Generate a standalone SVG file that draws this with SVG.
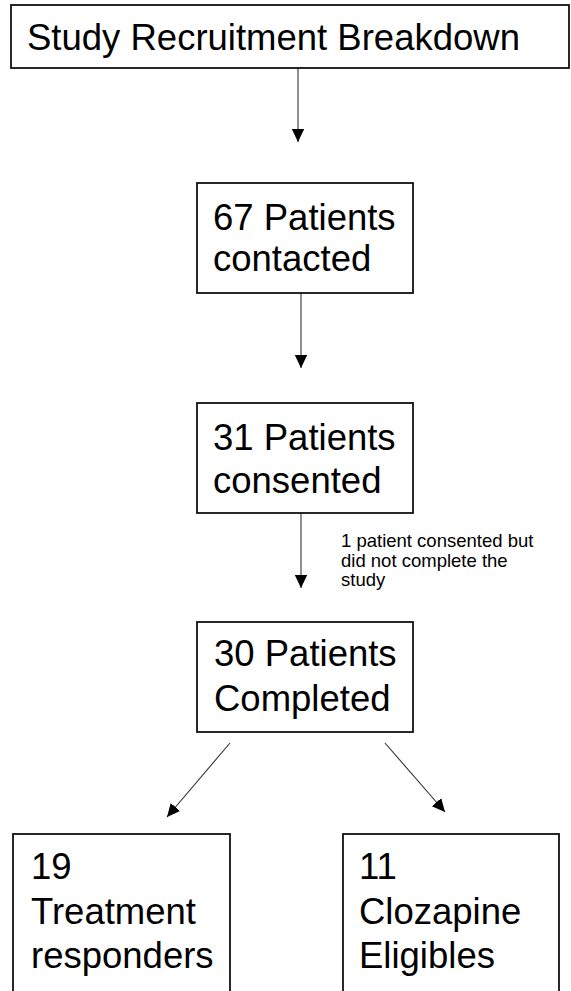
<svg xmlns="http://www.w3.org/2000/svg" width="571" height="991" viewBox="0 0 571 991">
<style>
  .box { fill: #ffffff; stroke: #111111; stroke-width: 1.8; }
  .big { font-family: "Liberation Sans", Arial, sans-serif; font-size: 36.5px; fill: #000000; }
  .small { font-family: "Liberation Sans", Arial, sans-serif; font-size: 18.5px; fill: #000000; }
  .conn { stroke: #333333; stroke-width: 1.1; fill: none; marker-end: url(#arrow); }
</style>
<defs>
  <marker id="arrow" markerUnits="userSpaceOnUse" markerWidth="14" markerHeight="14" viewBox="0 0 14 14" refX="13" refY="7" orient="auto">
    <path d="M0,0.8 L13,7 L0,13.2 Z" fill="#000000"/>
  </marker>
</defs>
<rect width="571" height="991" fill="#ffffff"/>

<g id="connectors">
  <line class="conn" x1="298" y1="68" x2="298" y2="142"/>
  <line class="conn" x1="301" y1="293" x2="301" y2="368"/>
  <line class="conn" x1="301" y1="513" x2="301" y2="588"/>
  <line class="conn" x1="230" y1="743" x2="167" y2="817"/>
  <line class="conn" x1="385" y1="743" x2="445" y2="812"/>
  <text class="small" x="341" y="547">1 patient consented but</text>
  <text class="small" x="341" y="566.5">did not complete the</text>
  <text class="small" x="341" y="586">study</text>
</g>

<g id="title">
  <rect class="box" x="11" y="5" width="558" height="63"/>
  <text class="big" x="27" y="50">Study Recruitment Breakdown</text>
</g>

<g id="contacted">
  <rect class="box" x="197" y="183" width="216" height="110"/>
  <text class="big" x="213" y="230">67 Patients</text>
  <text class="big" x="213" y="271">contacted</text>
</g>

<g id="consented">
  <rect class="box" x="197" y="403" width="216" height="110"/>
  <text class="big" x="213" y="450">31 Patients</text>
  <text class="big" x="213" y="493">consented</text>
</g>

<g id="completed">
  <rect class="box" x="197" y="622" width="216" height="110"/>
  <text class="big" x="214" y="666">30 Patients</text>
  <text class="big" x="214" y="711">Completed</text>
</g>

<g id="responders">
  <rect class="box" x="13" y="834" width="217" height="175"/>
  <text class="big" x="31" y="879">19</text>
  <text class="big" x="31" y="924">Treatment</text>
  <text class="big" x="31" y="968">responders</text>
</g>

<g id="clozapine">
  <rect class="box" x="343" y="834" width="216" height="175"/>
  <text class="big" x="359" y="879">11</text>
  <text class="big" x="359" y="924">Clozapine</text>
  <text class="big" x="359" y="968">Eligibles</text>
</g>
</svg>
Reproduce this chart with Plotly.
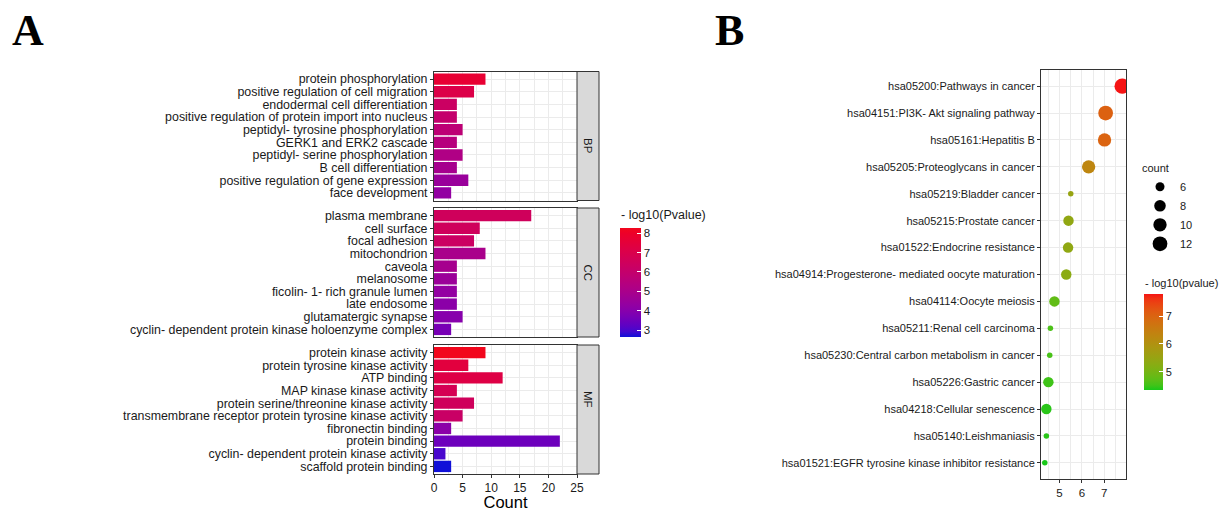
______________________________
▸ Exercise: Transcribe all the data word for word; the images stay out.

▸ Reply:
Generate a standalone SVG file that draws this with SVG.
<svg xmlns="http://www.w3.org/2000/svg" width="571" height="991" viewBox="0 0 571 991">
<style>
  .box { fill: #ffffff; stroke: #111111; stroke-width: 1.8; }
  .big { font-family: "Liberation Sans", Arial, sans-serif; font-size: 36.5px; fill: #000000; }
  .small { font-family: "Liberation Sans", Arial, sans-serif; font-size: 18.5px; fill: #000000; }
  .conn { stroke: #333333; stroke-width: 1.1; fill: none; marker-end: url(#arrow); }
</style>
<defs>
  <marker id="arrow" markerUnits="userSpaceOnUse" markerWidth="14" markerHeight="14" viewBox="0 0 14 14" refX="13" refY="7" orient="auto">
    <path d="M0,0.8 L13,7 L0,13.2 Z" fill="#000000"/>
  </marker>
</defs>
<rect width="571" height="991" fill="#ffffff"/>

<g id="connectors">
  <line class="conn" x1="298" y1="68" x2="298" y2="142"/>
  <line class="conn" x1="301" y1="293" x2="301" y2="368"/>
  <line class="conn" x1="301" y1="513" x2="301" y2="588"/>
  <line class="conn" x1="230" y1="743" x2="167" y2="817"/>
  <line class="conn" x1="385" y1="743" x2="445" y2="812"/>
  <text class="small" x="341" y="547">1 patient consented but</text>
  <text class="small" x="341" y="566.5">did not complete the</text>
  <text class="small" x="341" y="586">study</text>
</g>

<g id="title">
  <rect class="box" x="11" y="5" width="558" height="63"/>
  <text class="big" x="27" y="50">Study Recruitment Breakdown</text>
</g>

<g id="contacted">
  <rect class="box" x="197" y="183" width="216" height="110"/>
  <text class="big" x="213" y="230">67 Patients</text>
  <text class="big" x="213" y="271">contacted</text>
</g>

<g id="consented">
  <rect class="box" x="197" y="403" width="216" height="110"/>
  <text class="big" x="213" y="450">31 Patients</text>
  <text class="big" x="213" y="493">consented</text>
</g>

<g id="completed">
  <rect class="box" x="197" y="622" width="216" height="110"/>
  <text class="big" x="214" y="666">30 Patients</text>
  <text class="big" x="214" y="711">Completed</text>
</g>

<g id="responders">
  <rect class="box" x="13" y="834" width="217" height="175"/>
  <text class="big" x="31" y="879">19</text>
  <text class="big" x="31" y="924">Treatment</text>
  <text class="big" x="31" y="968">responders</text>
</g>

<g id="clozapine">
  <rect class="box" x="343" y="834" width="216" height="175"/>
  <text class="big" x="359" y="879">11</text>
  <text class="big" x="359" y="924">Clozapine</text>
  <text class="big" x="359" y="968">Eligibles</text>
</g>
</svg>
Reproduce this chart with Plotly.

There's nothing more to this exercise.